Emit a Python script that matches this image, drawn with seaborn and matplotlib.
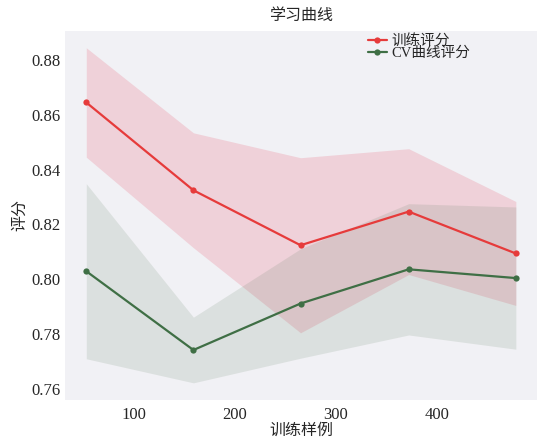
import numpy as np
import pandas as pd
import matplotlib
matplotlib.use("Agg")
import matplotlib.pyplot as plt
import seaborn as sns

# learning-curve results: sample counts, mean score and spread per size
train_sizes = [53, 159, 265, 372, 478]
train_mean = [0.8646, 0.8325, 0.8124, 0.8247, 0.8094]
train_std = [0.020, 0.021, 0.032, 0.023, 0.019]
cv_mean = [0.8029, 0.7741, 0.7911, 0.8036, 0.8004]
cv_std = [0.032, 0.012, 0.020, 0.024, 0.026]

title = "学习曲线"
x_label = "训练样例"
y_label = "评分"
train_label = "训练评分"
cv_label = "CV曲线评分"

sns.set_theme(style="white")
plt.rcParams["font.family"] = ["Liberation Serif", "Noto Sans CJK SC", "DejaVu Sans"]
plt.rcParams["axes.unicode_minus"] = False

fig, ax = plt.subplots(figsize=(5.4, 4.43), dpi=100)
fig.patch.set_facecolor("white")
ax.set_facecolor("#f1f1f5")
fig.subplots_adjust(left=0.12, right=0.995, top=0.93, bottom=0.098)

sizes = np.array(train_sizes)
tm, ts = np.array(train_mean), np.array(train_std)
cm, cs = np.array(cv_mean), np.array(cv_std)

ax.fill_between(sizes, tm - ts, tm + ts, color="#e8415a", alpha=0.18, linewidth=0)
ax.fill_between(sizes, cm - cs, cm + cs, color="#5a7a5a", alpha=0.14, linewidth=0)

df = pd.DataFrame({
    "size": np.concatenate([sizes, sizes]),
    "score": np.concatenate([tm, cm]),
    "kind": [train_label] * len(sizes) + [cv_label] * len(sizes),
})
sns.lineplot(data=df, x="size", y="score", hue="kind",
             palette={train_label: "#e63b3b", cv_label: "#3f6f45"},
             marker="o", markersize=4.5, markeredgewidth=0, linewidth=1.6, ax=ax)

ax.set_title(title, fontsize=11.5, pad=8)
ax.set_xlabel(x_label, fontsize=11.5, labelpad=0)
ax.set_ylabel(y_label, fontsize=11.5, labelpad=2)
ax.set_xticks([100, 200, 300, 400])
ax.set_yticks([0.76, 0.78, 0.80, 0.82, 0.84, 0.86, 0.88])
ax.set_yticklabels([f"{v:.2f}" for v in [0.76, 0.78, 0.80, 0.82, 0.84, 0.86, 0.88]])
ax.tick_params(axis="x", labelsize=12, length=0, pad=5)
ax.tick_params(axis="y", labelsize=12, length=0, pad=3)
for s in ax.spines.values():
    s.set_visible(False)

leg = ax.legend(loc="upper left", bbox_to_anchor=(0.62, 1.02), frameon=False,
                fontsize=10.5, handlelength=1.3, handletextpad=0.3,
                labelspacing=-0.1, borderpad=0.2)

fig.savefig("out.png", dpi=100)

● **What you will do**: Repeat the material above verbatim. Leave the pictures behind.

● **The response**:
Emit a Python script that matches this image, drawn with seaborn and matplotlib.
import numpy as np
import pandas as pd
import matplotlib
matplotlib.use("Agg")
import matplotlib.pyplot as plt
import seaborn as sns

# learning-curve results: sample counts, mean score and spread per size
train_sizes = [53, 159, 265, 372, 478]
train_mean = [0.8646, 0.8325, 0.8124, 0.8247, 0.8094]
train_std = [0.020, 0.021, 0.032, 0.023, 0.019]
cv_mean = [0.8029, 0.7741, 0.7911, 0.8036, 0.8004]
cv_std = [0.032, 0.012, 0.020, 0.024, 0.026]

title = "学习曲线"
x_label = "训练样例"
y_label = "评分"
train_label = "训练评分"
cv_label = "CV曲线评分"

sns.set_theme(style="white")
plt.rcParams["font.family"] = ["Liberation Serif", "Noto Sans CJK SC", "DejaVu Sans"]
plt.rcParams["axes.unicode_minus"] = False

fig, ax = plt.subplots(figsize=(5.4, 4.43), dpi=100)
fig.patch.set_facecolor("white")
ax.set_facecolor("#f1f1f5")
fig.subplots_adjust(left=0.12, right=0.995, top=0.93, bottom=0.098)

sizes = np.array(train_sizes)
tm, ts = np.array(train_mean), np.array(train_std)
cm, cs = np.array(cv_mean), np.array(cv_std)

ax.fill_between(sizes, tm - ts, tm + ts, color="#e8415a", alpha=0.18, linewidth=0)
ax.fill_between(sizes, cm - cs, cm + cs, color="#5a7a5a", alpha=0.14, linewidth=0)

df = pd.DataFrame({
    "size": np.concatenate([sizes, sizes]),
    "score": np.concatenate([tm, cm]),
    "kind": [train_label] * len(sizes) + [cv_label] * len(sizes),
})
sns.lineplot(data=df, x="size", y="score", hue="kind",
             palette={train_label: "#e63b3b", cv_label: "#3f6f45"},
             marker="o", markersize=4.5, markeredgewidth=0, linewidth=1.6, ax=ax)

ax.set_title(title, fontsize=11.5, pad=8)
ax.set_xlabel(x_label, fontsize=11.5, labelpad=0)
ax.set_ylabel(y_label, fontsize=11.5, labelpad=2)
ax.set_xticks([100, 200, 300, 400])
ax.set_yticks([0.76, 0.78, 0.80, 0.82, 0.84, 0.86, 0.88])
ax.set_yticklabels([f"{v:.2f}" for v in [0.76, 0.78, 0.80, 0.82, 0.84, 0.86, 0.88]])
ax.tick_params(axis="x", labelsize=12, length=0, pad=5)
ax.tick_params(axis="y", labelsize=12, length=0, pad=3)
for s in ax.spines.values():
    s.set_visible(False)

leg = ax.legend(loc="upper left", bbox_to_anchor=(0.62, 1.02), frameon=False,
                fontsize=10.5, handlelength=1.3, handletextpad=0.3,
                labelspacing=-0.1, borderpad=0.2)

fig.savefig("out.png", dpi=100)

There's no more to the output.